Differential interferometric phases at high spectral resolution as a sensitive physical diagnostic of circumstellar disks

TL;DR

This paper introduces a new spectro-interferometric phase effect, CQE-PS, which serves as a sensitive diagnostic for probing the inner regions of gaseous circumstellar disks around Be stars, revealing detailed disk properties.

Contribution

The study identifies and models the central quasi-emission phase signature (CQE-PS), demonstrating its potential to analyze disk density, size, and stellar dimensions at high spectral resolution.

Findings

CQE-PS shape depends on disk density and size

Useful lower limits to stellar size can be derived

Potential to monitor disk evolution and binary interactions

Abstract

Context. The circumstellar disks ejected by many rapidly rotating B stars (so-called Be stars) offer the rare opportunity of studying the structure and dynamics of gaseous disks at high spectral as well as angular resolution. Aims. This paper explores a newly identified effect in spectro-interferometric phase that can be used for probing the inner regions of gaseous edge-on disks on a scale of a few stellar radii. Methods. The origin of this effect (dubbed central quasi-emission phase signature, CQE-PS) lies in the velocity-dependent line absorption of photospheric radiation by the circumstellar disk. At high spectral and marginal interferometric resolution, photocenter displacements between star and isovelocity regions in the Keplerian disk reveal themselves through small interferometric phase shifts. To investigate the diagnostic potential of this effect, a series of models are presented, based on detailed radiative transfer calculations in a viscous decretion disk. Results.

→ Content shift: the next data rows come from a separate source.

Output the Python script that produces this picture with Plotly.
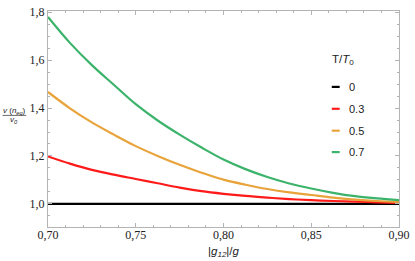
import plotly.graph_objects as go

# ---- data ----
g_ratio = [0.70, 0.7125, 0.725, 0.7375, 0.75, 0.7625, 0.775, 0.7875, 0.80,
           0.8125, 0.825, 0.8375, 0.85, 0.8625, 0.875, 0.8875, 0.90]
v_T0 = [1.0] * 17
v_T03 = [1.198, 1.168, 1.142, 1.122, 1.104, 1.086, 1.068, 1.053, 1.042,
         1.033, 1.026, 1.020, 1.0155, 1.012, 1.009, 1.0065, 1.0045]
v_T05 = [1.467, 1.399, 1.340, 1.289, 1.241, 1.200, 1.163, 1.130, 1.101,
         1.080, 1.062, 1.048, 1.037, 1.026, 1.018, 1.012, 1.008]
v_T07 = [1.780, 1.672, 1.579, 1.497, 1.416, 1.348, 1.289, 1.235, 1.185,
         1.145, 1.112, 1.085, 1.064, 1.046, 1.032, 1.023, 1.016]
series_names = ["0", "0.3", "0.5", "0.7"]
series_colors = ["#000000", "#ff1a1a", "#e8a33a", "#3cb36b"]
x_ticks = [0.70, 0.75, 0.80, 0.85, 0.90]
y_ticks = [1.0, 1.2, 1.4, 1.6, 1.8]

W, H = 415, 261
L, R, T, B = 48, 12, 5, 34
pw, ph = W - L - R, H - T - B


def px(xp):
    return (xp - L) / pw


def py(yp):
    return (H - B - yp) / ph


fig = go.Figure()
for ys, name, col in zip([v_T0, v_T03, v_T05, v_T07], series_names, series_colors):
    fig.add_trace(go.Scatter(x=g_ratio, y=ys, mode="lines", name=name,
                             line=dict(color=col, width=2.2, shape="spline", smoothing=1.0),
                             showlegend=False, hoverinfo="skip"))

frame = "#b4b4b4"
serif = "Liberation Serif, serif"
tickfont = dict(family=serif, size=12, color="#222222")
fig.update_xaxes(range=[0.70, 0.90], tickvals=x_ticks, tickformat=".2f",
                 showgrid=False, zeroline=False, showline=True, linecolor=frame, linewidth=1,
                 mirror="allticks", ticks="inside", ticklen=4, tickcolor=frame,
                 ticklabelstandoff=-3,
                 minor=dict(dtick=0.01, ticks="inside", ticklen=2, tickcolor=frame, showgrid=False),
                 tickfont=tickfont)
fig.update_yaxes(range=[0.9035, 1.805], tickvals=y_ticks, tickformat=".1f",
                 showgrid=False, zeroline=False, showline=True, linecolor=frame, linewidth=1,
                 mirror="allticks", ticks="inside", ticklen=4, tickcolor=frame,
                 minor=dict(dtick=0.05, ticks="inside", ticklen=2, tickcolor=frame, showgrid=False),
                 tickfont=tickfont)

sans = "Liberation Sans, Arial, sans-serif"
ann = []


def add_text(xp, yp, text, size, xanchor="center", yanchor="middle"):
    ann.append(dict(x=px(xp), y=py(yp), xref="paper", yref="paper", showarrow=False,
                    xanchor=xanchor, yanchor=yanchor, text=text,
                    font=dict(family=sans, size=size, color="#222222")))


# y-axis label as a fraction
add_text(14, 107.5, "<i>v</i> (<i>n</i><sub><i>eq</i></sub>)", 8)
add_text(14, 117.5, "<i>v</i><sub><i>0</i></sub>", 8)
# x-axis label
add_text(226, 243, "|<i>g</i><sub><i>12</i></sub>|/<i>g</i>", 11.5, yanchor="top")
# legend
add_text(333, 55, "T/<i>T</i><sub>0</sub>", 11.5, "left")
shapes = [dict(type="line", xref="paper", yref="paper", x0=px(2), x1=px(26), y0=py(112.3), y1=py(112.3),
               line=dict(color="#444444", width=0.8))]
leg_y = [83, 105.5, 128, 150]
for name, col, yy in zip(series_names, series_colors, leg_y):
    add_text(350, yy, name, 11, "left")
    shapes.append(dict(type="line", xref="paper", yref="paper", x0=px(335), x1=px(343),
                       y0=py(yy), y1=py(yy), line=dict(color=col, width=2.2)))

fig.update_layout(width=W, height=H, margin=dict(l=L, r=R, t=T, b=B, pad=0),
                  paper_bgcolor="white", plot_bgcolor="white", separators=",.",
                  font=dict(family=serif),
                  annotations=ann, shapes=shapes, showlegend=False)
fig.write_html("out.html", config={"displayModeBar": False},
               post_script="document.body.style.margin='0';document.body.style.padding='0';")
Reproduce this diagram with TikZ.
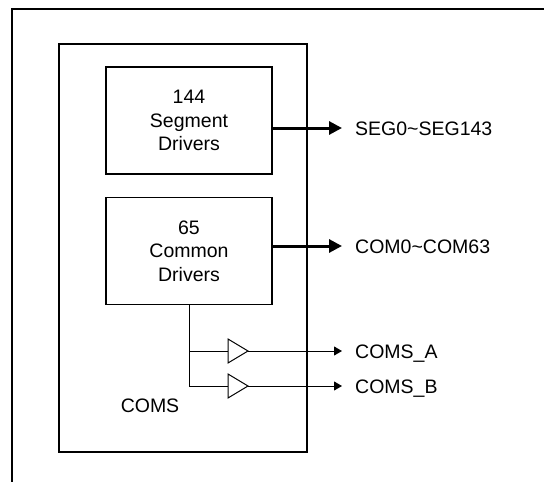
\documentclass[tikz,border=0pt]{standalone}
\usepackage{fontspec}
\setmainfont{Liberation Sans}
\usetikzlibrary{arrows.meta,positioning}
\tikzset{
  drv/.style={draw, line width=1.3pt, minimum width=166pt, minimum height=107pt, align=center, inner sep=0pt},
  bus/.style={line width=3pt, -{Triangle[length=13pt,width=13pt]}},
  sig/.style={line width=1pt, -{Triangle[length=8pt,width=9pt]}},
  pin/.style={anchor=west, inner sep=0pt, text height=14pt, text depth=0pt}
}
\begin{document}
\begin{tikzpicture}[x=1pt, y=-1pt, line join=miter, font=\fontsize{19.5}{23.5}\selectfont]
  \useasboundingbox (0,0) rectangle (544,482);
  % frame
  \draw[line width=2.3pt] (12,482)--(12,9)--(544,9);
  \node[draw, line width=1.3pt, minimum width=248pt, minimum height=408pt] (chip) at (183,248) {};
  % drivers
  \node[drv] (seg) at (189,120.5) {144\\Segment\\Drivers};
  \node[drv] (com) at (189,251) {65\\Common\\Drivers};
  \node (coms) at (150,406) {COMS};
  % outputs
  \node[pin] (segout) at (355,128) {SEG0\textasciitilde SEG143};
  \node[pin] (comout) at (355,246) {COM0\textasciitilde COM63};
  \node[pin] (comsa) at (355,351) {COMS\_A};
  \node[pin] (comsb) at (355,386) {COMS\_B};
  \draw[bus] (seg.east |- segout.west) -- ([xshift=-13pt]segout.west);
  \draw[bus] (com.east |- comout.west) -- ([xshift=-13pt]comout.west);
  % buffers
  \coordinate (bufa) at (228,351);
  \coordinate (bufb) at (228,386);
  \draw[line width=1pt] (com.south) -- (com.south |- bufb) -- (bufb);
  \draw[line width=1pt] (com.south |- bufa) -- (bufa);
  \foreach \b in {bufa,bufb}
    \draw[line width=1pt] (\b) -- ++(0,-12) -- ++(20,12) -- ++(-20,12) -- cycle;
  \draw[sig] ([xshift=20pt]bufa) -- ([xshift=-13pt]comsa.west);
  \draw[sig] ([xshift=20pt]bufb) -- ([xshift=-13pt]comsb.west);
\end{tikzpicture}
\end{document}
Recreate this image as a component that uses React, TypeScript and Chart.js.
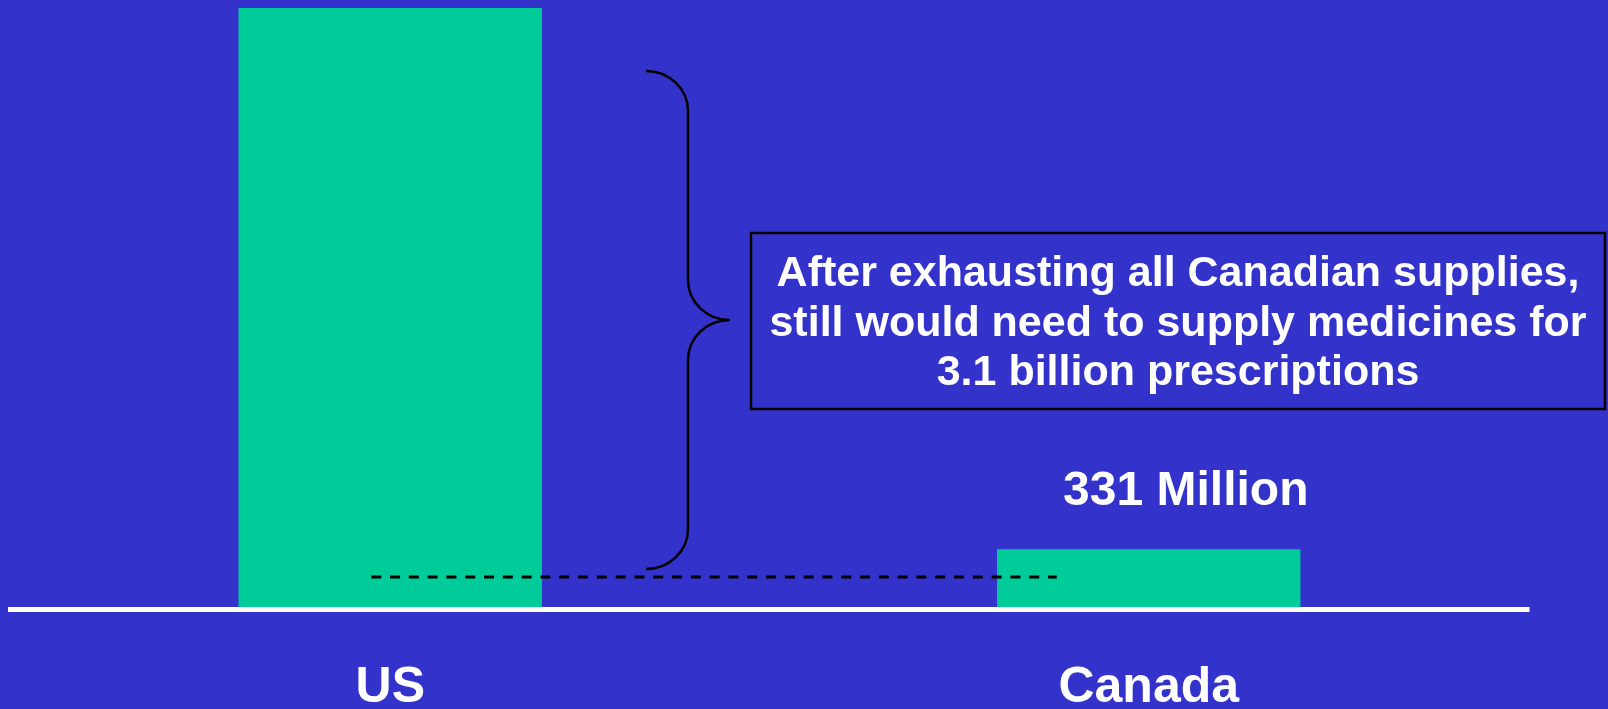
import { useEffect, useRef } from "react";
import { Chart, registerables } from "chart.js";

Chart.register(...registerables);

// Prescriptions filled per year, in millions
const categories = ["US", "Canada"];
const prescriptionsMillions = [3431, 331];
const valueUnit = "Million";

const calloutLines = [
  "After exhausting all Canadian supplies,",
  "still would need to supply medicines for",
  "3.1 billion prescriptions",
];

const BG = "#3333CC";
const BAR = "#00CC99";
const FONT = '"Liberation Sans", Arial, Helvetica, sans-serif';
const W = 1608;
const H = 709;

// Callout frame and curly brace geometry (page pixels)
const calloutBox = { left: 751, top: 233, right: 1605, bottom: 409 };
const calloutText = { size: 43, firstBaseline: 286, lineGap: 49.5 };
const brace = { tipX: 646, stemX: 688, pointX: 730, top: 71, bottom: 569, rx: 42, ry: 40 };

const decorations = {
  id: "decorations",
  beforeDraw(chart: any) {
    const { ctx, width, height } = chart;
    ctx.save();
    ctx.fillStyle = BG;
    ctx.fillRect(0, 0, width, height);
    ctx.restore();
  },
  afterDatasetsDraw(chart: any) {
    const { ctx, chartArea, scales } = chart;
    const x = scales.x;
    const y = scales.y;
    const base = y.getPixelForValue(0);
    const xUS = x.getPixelForValue(0);
    const xCA = x.getPixelForValue(1);

    ctx.save();

    // white baseline under the bars
    ctx.fillStyle = "#FFFFFF";
    ctx.fillRect(chartArea.left - 3, base, chartArea.right - chartArea.left + 4.5, 5);

    // dashed reference line
    ctx.strokeStyle = "#000000";
    ctx.lineWidth = 3;
    ctx.setLineDash([10, 8.8]);
    ctx.beginPath();
    ctx.moveTo(xUS - 19, base - 30);
    ctx.lineTo(xCA - 92, base - 30);
    ctx.stroke();
    ctx.setLineDash([]);

    // value label above the Canada bar
    ctx.fillStyle = "#FFFFFF";
    ctx.textAlign = "center";
    ctx.textBaseline = "alphabetic";
    ctx.font = `bold 48px ${FONT}`;
    ctx.fillText(`${prescriptionsMillions[1]} ${valueUnit}`, xCA + 37, y.getPixelForValue(prescriptionsMillions[1]) - 44);

    // curly brace
    const b = brace;
    const mid = (b.top + b.bottom) / 2;
    ctx.strokeStyle = "#000000";
    ctx.lineWidth = 2.5;
    ctx.beginPath();
    ctx.ellipse(b.tipX, b.top + b.ry, b.rx, b.ry, 0, -Math.PI / 2, 0, false);
    ctx.lineTo(b.stemX, mid - b.ry);
    ctx.ellipse(b.pointX, mid - b.ry, b.rx, b.ry, 0, Math.PI, Math.PI / 2, true);
    ctx.ellipse(b.pointX, mid + b.ry, b.rx, b.ry, 0, -Math.PI / 2, -Math.PI, true);
    ctx.lineTo(b.stemX, b.bottom - b.ry);
    ctx.ellipse(b.tipX, b.bottom - b.ry, b.rx, b.ry, 0, 0, Math.PI / 2, false);
    ctx.stroke();

    // callout frame
    const box = calloutBox;
    ctx.lineWidth = 2.5;
    ctx.strokeRect(box.left, box.top, box.right - box.left, box.bottom - box.top);

    // callout text
    ctx.fillStyle = "#FFFFFF";
    ctx.font = `bold ${calloutText.size}px ${FONT}`;
    const cx = (box.left + box.right) / 2;
    calloutLines.forEach((line, i) => {
      ctx.fillText(line, cx, calloutText.firstBaseline + i * calloutText.lineGap);
    });

    ctx.restore();
  },
};

export default function App() {
  const ref = useRef<HTMLCanvasElement>(null);

  useEffect(() => {
    const canvas = ref.current;
    if (!canvas) return;
    const chart = new Chart(canvas, {
      type: "bar",
      data: {
        labels: categories,
        datasets: [
          {
            data: prescriptionsMillions,
            backgroundColor: BAR,
            borderWidth: 0,
            barPercentage: 0.8,
            categoryPercentage: 0.5,
          },
        ],
      },
      options: {
        responsive: false,
        animation: false,
        devicePixelRatio: 1,
        layout: { padding: { left: 11, right: 80, top: 8, bottom: 0 } },
        plugins: {
          legend: { display: false },
          tooltip: { enabled: false },
        },
        scales: {
          x: {
            grid: { display: false, drawTicks: false },
            border: { display: false },
            ticks: {
              color: "#FFFFFF",
              font: { family: FONT, size: 50, weight: "bold", lineHeight: 1.2 },
              padding: 51,
            },
            afterFit: (scale: any) => {
              scale.height = 102;
            },
          },
          y: {
            display: false,
            min: 0,
            max: Math.max(...prescriptionsMillions),
          },
        },
      },
      plugins: [decorations],
    });
    return () => chart.destroy();
  }, []);

  return (
    <div style={{ position: "fixed", left: 0, top: 0, width: W, height: H, background: BG }}>
      <canvas ref={ref} width={W} height={H} style={{ display: "block" }} />
    </div>
  );
}
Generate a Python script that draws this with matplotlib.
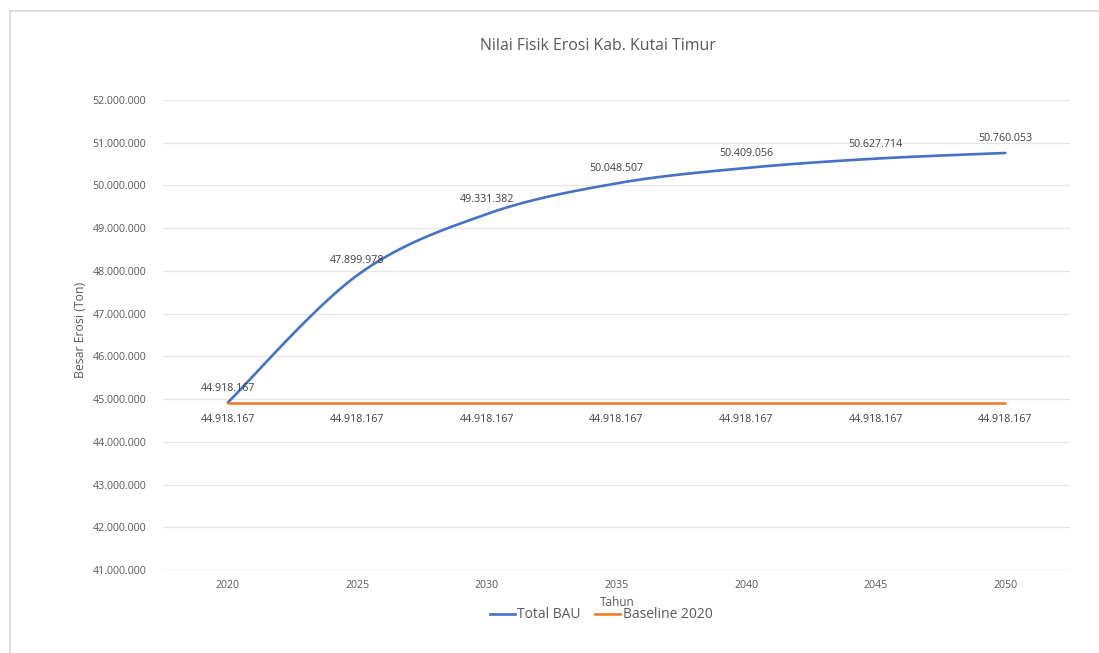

Amplitude and detailed shape of the CQE-PS depend sensitively on disk density and size and on the radial distribution of the material with characteristic shapes in differential phase diagrams. In addition, useful lower limits to the angular size of the central stars can be derived even when the system is almost unresolved. Conclusions. The full power of this diagnostic tool can be expected if it can be applied to observations over a full life-cycle of a disk from first ejection through final dispersal, over a full cycle of disk oscillations, or over a full orbital period in a binary system.